What If Oil Is Just the First of Many Bubbles? (Video)
Peter Schiff appeared on Fox Business to explain why the bursting of the oil sector bubble could be the first of many collapsing bubbles that will push the United States economy back into recession.
Highlights from Peter’s interview:
“Long term, of course [lower oil prices are a good thing]… Contrary to what the central bankers and the economists are telling us, it’s always a good thing when consumer prices fall. Even Janet Yellen acknowledged the benefit of lower gas prices. Well, the same thing applies to all prices. But here’s the problem… If the Fed really does raise interest rates (and I don’t really think that they’re going to)… and the oil price stays at these levels or goes lower – as previous guests just mentioned, maybe $40 – all of the activity in the oil sector for the past several years is going to turn out to have been a bubble. And the lay-offs that we’re going to get in the short run, the credit losses, and the capital expending declines will be significant enough – in the short run – to push the US economy back into recession. I think it’s a bigger impact than the bursting of the dot-come bubble, and that brought us into a recession back in 2001…
“Most of the good jobs that have been created over the last few years were created in that [oil] sector. So these jobs are now at risk. I think this is somewhere between the dot-com and the housing bubble. I think it’s bigger than dot-com, smaller than housing, but there were positive effects from falling home prices. It made it cheaper for people to buy houses. But there was a lot of debt that was accumulated and a lot of lay-offs in the sector.

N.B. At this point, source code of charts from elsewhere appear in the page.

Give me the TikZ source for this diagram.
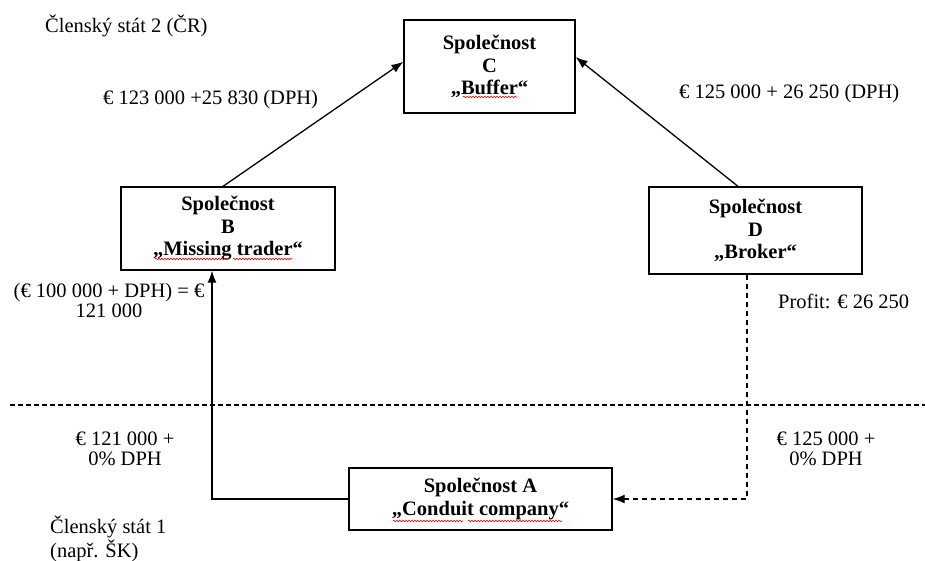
\documentclass[tikz,border=0pt]{standalone}
\usepackage{fontspec}
\setmainfont{Liberation Serif}
\usetikzlibrary{arrows.meta,calc,decorations.pathmorphing}
\begin{document}
\begin{tikzpicture}[x=1pt,y=-1pt,
  every node/.style={font=\fontsize{20.5}{22.5}\selectfont},
  firm/.style={draw,line width=1.3pt,align=center,inner sep=0pt,font=\fontsize{20.5}{22.5}\selectfont\bfseries},
  lbl/.style={align=center,inner sep=0pt,font=\fontsize{20.5}{19.5}\selectfont},
  flow/.style={line width=1.3pt,-{Latex[length=12pt,width=9pt]}},
  dflow/.style={line width=1.2pt,dash pattern=on 5pt off 4pt,-{Latex[length=12pt,width=9pt]}},
  spell/.style={red,line width=0.6pt,decorate,decoration={snake,amplitude=0.8pt,segment length=3pt}}]
\useasboundingbox (0,0) rectangle (925,561);

% boxes
\node[firm,minimum width=171pt,minimum height=93pt] (C) at (489.5,66.5) {Společnost\\C\\„Buffer“};
\node[firm,minimum width=214pt,minimum height=83pt] (B) at (228,228.5) {Společnost\\B\\„Missing trader“};
\node[firm,minimum width=213pt,minimum height=87pt] (D) at (755.5,230.5) {Společnost\\D\\„Broker“};
\node[firm,minimum width=263pt,minimum height=62pt] (A) at (480.5,499) {Společnost A\\„Conduit company“};

% helper coordinates
\coordinate (bx) at (212,0);
\coordinate (dx) at (747,0);
\coordinate (bt) at (223,0);
\coordinate (dt) at (738,0);
\coordinate (cl) at ($(C.north west)!0.45!(C.south west)$);
\coordinate (cr) at ($(C.north east)!0.4!(C.south east)$);

% separator
\coordinate (sepL) at (10,405);
\coordinate (sepR) at (925,405);
\draw[line width=1.1pt,dash pattern=on 5pt off 3pt] (sepL) -- (sepR);

% connectors
\draw[flow] (A.west) -| (B.south -| bx);
\draw[flow] (B.north -| bt) -- (cl);
\draw[flow] (D.north -| dt) -- (cr);
\draw[dflow] (D.south -| dx) |- (A.east);

% labels
\node[anchor=base west,inner sep=0pt] (t2) at (45,33) {Členský stát 2 (ČR)};
\node[anchor=base west,inner sep=0pt] (lbc) at (103,105) {€ 123 000 +25 830 (DPH)};
\node[anchor=base west,inner sep=0pt] (ldc) at (679,99) {€ 125 000 + 26 250 (DPH)};
\node[lbl,anchor=base] (lab) at (109,317) {(€ 100 000 + DPH) = €\\121 000};
\node[anchor=base west,inner sep=0pt] (prof) at (778,308) {Profit: € 26 250};
\node[lbl,anchor=base] (lba) at (125,465) {€ 121 000 +\\0\% DPH};
\node[lbl,anchor=base] (lda) at (826,465) {€ 125 000 +\\0\% DPH};
\node[lbl,anchor=base west,align=left] (t1) at (50,557) {Členský stát 1\\(např. ŠK)};

% spell-check marks
\draw[spell] (155,259) -- (228,259);
\draw[spell] (233,259) -- (292,259);
\draw[spell] (463,97) -- (517,97);
\draw[spell] (393,521) -- (463,521);
\draw[spell] (468,521) -- (562,521);
\end{tikzpicture}
\end{document}
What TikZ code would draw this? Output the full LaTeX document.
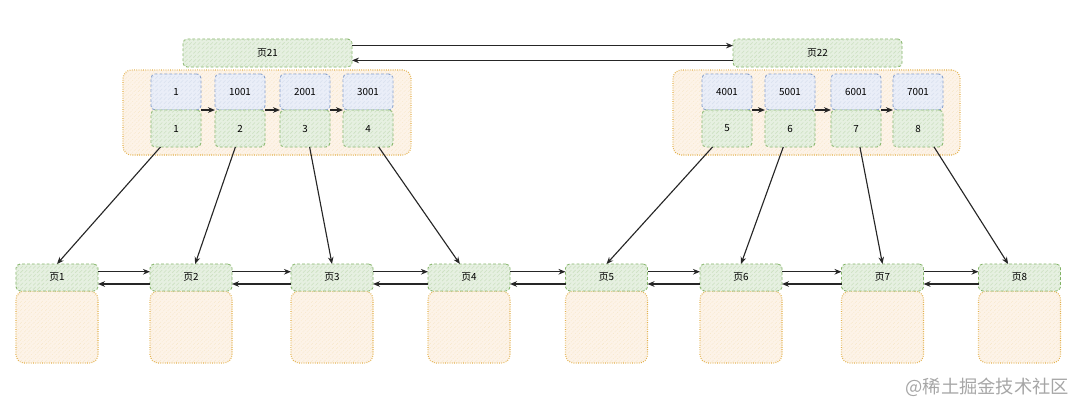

So we’re looking at the same possibilities in the oil sector. But here’s a bigger question to ponder. If it turns out that oil was just a bubble created by cheap money, what about the stock market? What about the housing market? What about the bond market? What if they’re all bubbles? What if the oil bubble is just the first of many bubbles that are going to pop? We have much bigger problems there…
“I think the bigger problem [than a surplus] is where is the global demand? I think the demand is contracting. It’s because economies are slowing down, and I think this is going to include the United States…
“If I were bullish, if I thought we had a legitimate recovery, which I do not, I would still have to be worried about that recovery being derailed by a collapse in the oil sector. Because that has been the brightest spot in the US economy. If we extinguish that light, what is going to take its place? Where are we going to get the high-paying jobs to replace the jobs that we’re losing in the oil sector?”